_Exercise instructions_
Find every line in the records below that holds the word "document", and copy it out.

_ _ _ _ _

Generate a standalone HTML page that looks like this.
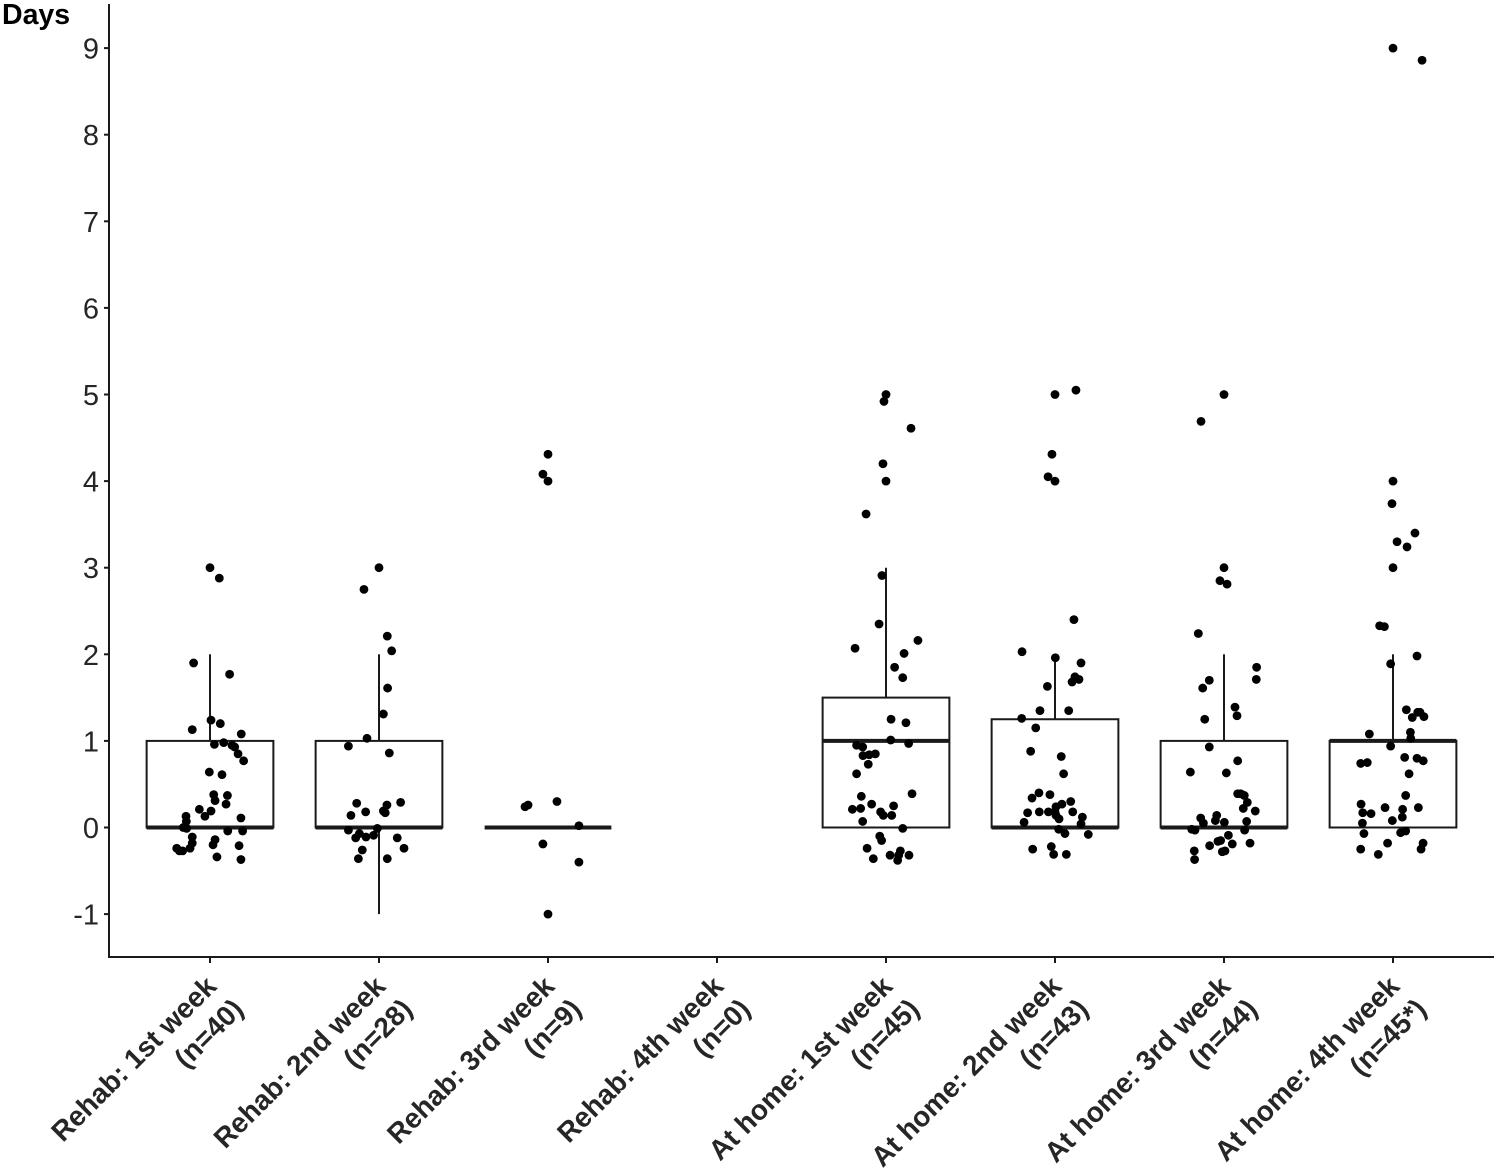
<!DOCTYPE html>
<html>
<head>
<meta charset="utf-8">
<title>Days by week</title>
<style>
html,body{margin:0;padding:0;background:#fff;}
svg{display:block;}
text{font-family:"Liberation Sans",sans-serif;}
</style>
</head>
<body>
<svg id="chart" xmlns="http://www.w3.org/2000/svg" width="1500" height="1172" viewBox="0 0 1500 1172"></svg>
<script>
const categories = ["Rehab: 1st week","Rehab: 2nd week","Rehab: 3rd week","Rehab: 4th week","At home: 1st week","At home: 2nd week","At home: 3rd week","At home: 4th week"];
const sampleLabels = ["(n=40)","(n=28)","(n=9)","(n=0)","(n=45)","(n=43)","(n=44)","(n=45*)"];
const yTicks = [-1,0,1,2,3,4,5,6,7,8,9];

const q1Values = [0,0,0,null,0,0,0,0];
const medianValues = [0,0,0,null,1,0,0,1];
const q3Values = [1,1,0,null,1.5,1.25,1,1];
const whiskerLow = [0,-1,0,null,0,0,0,0];
const whiskerHigh = [2,2,0,null,3,1.96,2,2];

const rehab1Values = [3,2.88,1.9,1.77,1.24,1.2,1.13,1.08,.96,.98,.95,.93,.85,.77,.64,.61,.38,.37,.31,.27,.21,.19,.13,.13,.11,.07,0,-.01,-.04,-.04,-.11,-.14,-.18,-.2,-.21,-.24,-.24,-.27,-.27,-.34,-.37];
const rehab1Jitter = [0,.055,-.097,.116,.006,.061,-.105,.185,.026,.081,.13,.146,.166,.199,-.004,.071,.022,.103,.03,.095,-.063,.006,-.03,-.142,.183,-.14,-.158,-.138,.105,.193,-.105,.03,-.105,.018,.172,-.118,-.197,-.181,-.162,.041,.183];

const rehab2Values = [3,2.75,2.21,2.04,1.61,1.31,1.03,.94,.86,.28,.29,.26,.19,.18,.17,.14,-.03,-.01,-.07,-.12,-.11,-.09,-.12,-.24,-.26,-.36,-.36];
const rehab2Jitter = [0,-.089,.049,.075,.051,.026,-.071,-.181,.061,-.132,.128,.047,.026,-.079,.037,-.166,-.181,-.01,-.116,-.138,-.077,-.032,.108,.148,-.099,-.122,.049];

const rehab3Values = [4.31,4.08,4,.24,.26,.3,.02,-.19,-.4,-1];
const rehab3Jitter = [0,-.03,0,-.136,-.118,.053,.183,-.03,.183,0];

const rehab4Values = [];
const rehab4Jitter = [];

const home1Values = [5,4.92,4.61,4.2,4,3.62,2.91,2.35,2.07,2.16,2.01,1.85,1.73,1.25,1.21,1.01,.97,.95,.93,.83,.84,.85,.73,.62,.39,.36,.27,.25,.21,.22,.18,.14,.14,.07,-.01,-.1,-.15,-.24,-.27,-.36,-.32,-.32,-.32,-.38];
const home1Jitter = [0,-.012,.148,-.018,0,-.118,-.024,-.041,-.183,.189,.107,.051,.099,.03,.118,.028,.134,-.174,-.138,-.136,-.099,-.063,-.105,-.174,.154,-.146,-.085,.045,-.199,-.15,-.032,-.016,.034,-.138,.099,-.037,-.026,-.112,.085,-.075,.024,.136,.075,.069];

const home2Values = [5,5.05,4.31,4.05,4,2.4,2.03,1.96,1.9,1.74,1.71,1.68,1.63,1.35,1.35,1.26,1.15,.88,.82,.62,.4,.38,.34,.3,.27,.24,.18,.17,.18,.18,.18,.14,.1,.12,.06,.04,-.02,-.07,-.08,-.25,-.22,-.31,-.31];
const home2Jitter = [0,.124,-.018,-.041,0,.112,-.195,.002,.154,.118,.142,.101,-.045,-.089,.081,-.197,-.114,-.144,.037,.051,-.095,-.03,-.136,.093,.041,.006,.105,-.162,-.093,-.039,0,.006,.024,.162,-.183,.154,.022,.059,.197,-.132,-.022,-.008,.067];

const home3Values = [5,4.69,3,2.85,2.81,2.24,1.85,1.71,1.7,1.61,1.39,1.29,1.25,.93,.77,.64,.63,.39,.39,.37,.29,.22,.19,.14,.11,.08,.06,.05,.07,-.02,-.03,-.03,-.09,-.15,-.16,-.19,-.21,-.18,-.27,-.28,-.27,-.37];
const home3Jitter = [0,-.136,0,-.024,.018,-.152,.193,.191,-.087,-.126,.065,.077,-.114,-.087,.081,-.199,.014,.081,.099,.12,.138,.114,.185,-.043,-.138,-.051,.002,-.122,.134,-.191,-.172,.122,.026,-.02,-.036,.049,-.085,.154,.006,-.01,-.176,-.174];

const home4Values = [9,8.86,4,3.74,3.4,3.3,3.24,3,2.33,2.32,1.98,1.89,1.36,1.33,1.33,1.27,1.28,1.08,1.1,1.03,.94,.81,.8,.77,.75,.74,.62,.37,.27,.23,.23,.21,.17,.16,.12,.08,.05,-.04,-.06,-.07,-.18,-.25,-.18,-.25,-.31];
const home4Jitter = [0,.172,0,-.006,.13,.024,.083,0,-.079,-.051,.142,-.014,.079,.146,.16,.114,.183,-.14,.103,.105,-.014,.069,.142,.179,-.152,-.191,.095,.075,-.189,.15,-.047,.057,-.179,-.13,.055,-.004,-.181,.075,.045,-.172,.178,.166,-.032,-.191,-.087];

const groupValues = [rehab1Values,rehab2Values,rehab3Values,rehab4Values,home1Values,home2Values,home3Values,home4Values];
const groupJitter = [rehab1Jitter,rehab2Jitter,rehab3Jitter,rehab4Jitter,home1Jitter,home2Jitter,home3Jitter,home4Jitter];

const svg = document.getElementById('chart');
const NS = 'http://www.w3.org/2000/svg';
const boxHalfWidth = 0.375;
function xScale(c){ return 210 + c * 169; }
function yScale(v){ return 827.5 - v * 86.6; }
function make(tag, attrs, parent, name){
  const el = document.createElementNS(NS, tag);
  for (const k in attrs) el.setAttribute(k, attrs[k]);
  
  
  (parent || svg).appendChild(el);
  return el;
}
const INK = '#1a1a1a';
const LABEL = '#262626';

const boxLayer = make('g', {}, svg, 'box-plots');
categories.forEach(function(cat, i){
  if (medianValues[i] === null) return;
  const cx = xScale(i), x0 = xScale(i - boxHalfWidth), x1 = xScale(i + boxHalfWidth);
  const g = make('g', {}, boxLayer, 'box-group-' + (i + 1));
  if (whiskerHigh[i] > q3Values[i]) make('line', {x1:cx, x2:cx, y1:yScale(q3Values[i]), y2:yScale(whiskerHigh[i]), stroke:INK, 'stroke-width':2}, g, 'whisker-upper');
  if (whiskerLow[i] < q1Values[i]) make('line', {x1:cx, x2:cx, y1:yScale(q1Values[i]), y2:yScale(whiskerLow[i]), stroke:INK, 'stroke-width':2}, g, 'whisker-lower');
  make('rect', {x:x0, y:yScale(q3Values[i]), width:x1 - x0, height:yScale(q1Values[i]) - yScale(q3Values[i]), fill:'none', stroke:INK, 'stroke-width':2}, g, 'box');
  make('line', {x1:x0, x2:x1, y1:yScale(medianValues[i]), y2:yScale(medianValues[i]), stroke:INK, 'stroke-width':4}, g, 'median-line');
});

const pointLayer = make('g', {}, svg, 'jitter-points');
groupValues.forEach(function(values, i){
  values.forEach(function(v, j){
    make('circle', {cx:xScale(i + groupJitter[i][j]), cy:yScale(v), r:4.4, fill:'#000'}, pointLayer, 'data-point');
  });
});

const axes = make('g', {}, svg, 'axes');
make('line', {x1:109, x2:109, y1:4, y2:958, stroke:INK, 'stroke-width':2}, axes, 'y-axis-line');
make('line', {x1:108, x2:1494, y1:957, y2:957, stroke:INK, 'stroke-width':2}, axes, 'x-axis-line');

yTicks.forEach(function(t){
  make('line', {x1:104, x2:109, y1:yScale(t), y2:yScale(t), stroke:INK, 'stroke-width':2}, axes, 'y-tick-mark');
  const lab = make('text', {x:99, y:yScale(t) + 10.5, 'text-anchor':'end', 'font-size':29, fill:LABEL}, axes, 'y-tick-label');
  lab.textContent = String(t);
});

categories.forEach(function(cat, i){
  const x = xScale(i);
  make('line', {x1:x, x2:x, y1:957, y2:963, stroke:INK, 'stroke-width':2}, axes, 'x-tick-mark');
  const g = make('g', {transform:'translate(' + (x + 8) + ' 988) rotate(-45)'}, axes, 'x-tick-label');
  const a = make('text', {x:0, y:0, 'text-anchor':'end', 'font-size':28, 'font-weight':'bold', fill:LABEL}, g, 'x-tick-label-name');
  a.textContent = cat;
  const b = make('text', {x:3, y:35, 'text-anchor':'end', 'font-size':28, 'font-weight':'bold', fill:LABEL}, g, 'x-tick-label-count');
  b.textContent = sampleLabels[i];
});

const title = make('text', {x:2, y:24, 'font-size':28.5, 'font-weight':'bold', fill:'#000'}, svg, 'y-axis-title');
title.textContent = 'Days';
</script>
</body>
</html>
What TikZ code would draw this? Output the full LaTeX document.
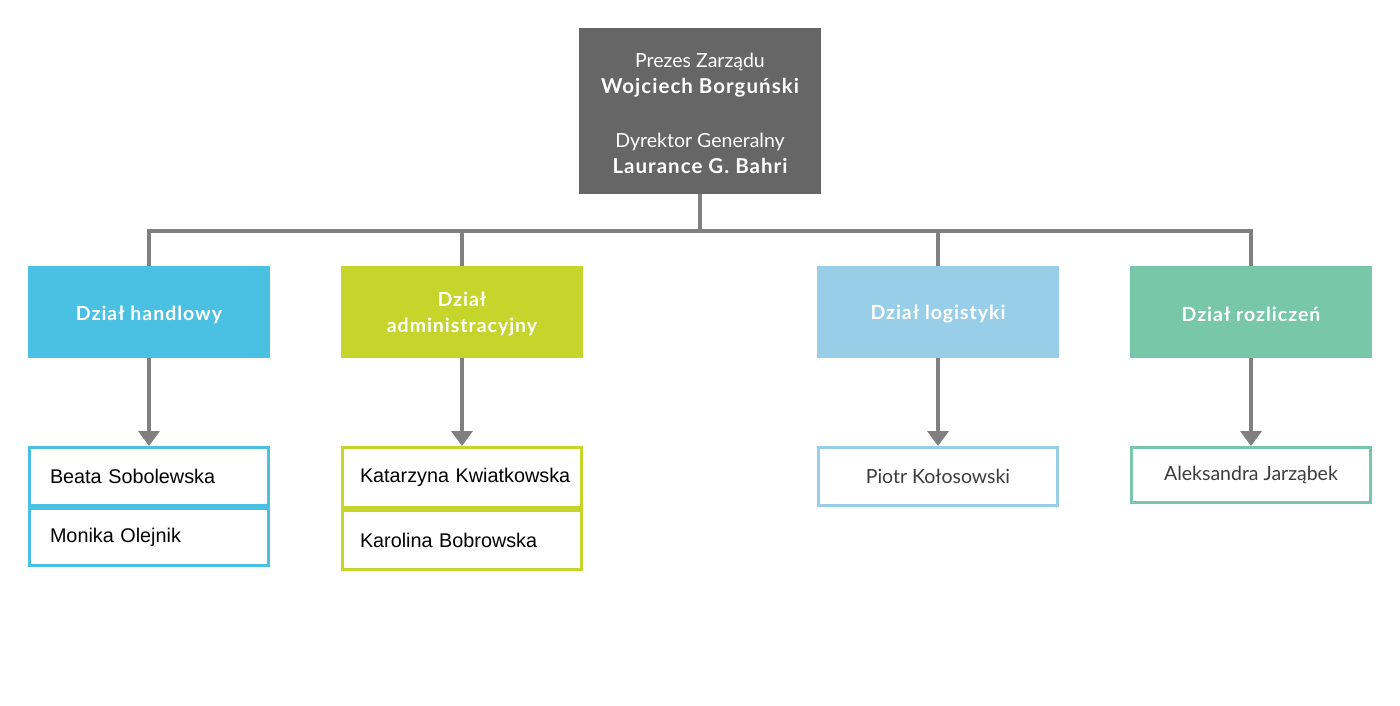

_ _ _ _ _

_Result of this exercise_
const svg = document.getElementById('chart');
  const el = document.createElementNS(NS, tag);
What TikZ code would draw this? Output the full LaTeX document.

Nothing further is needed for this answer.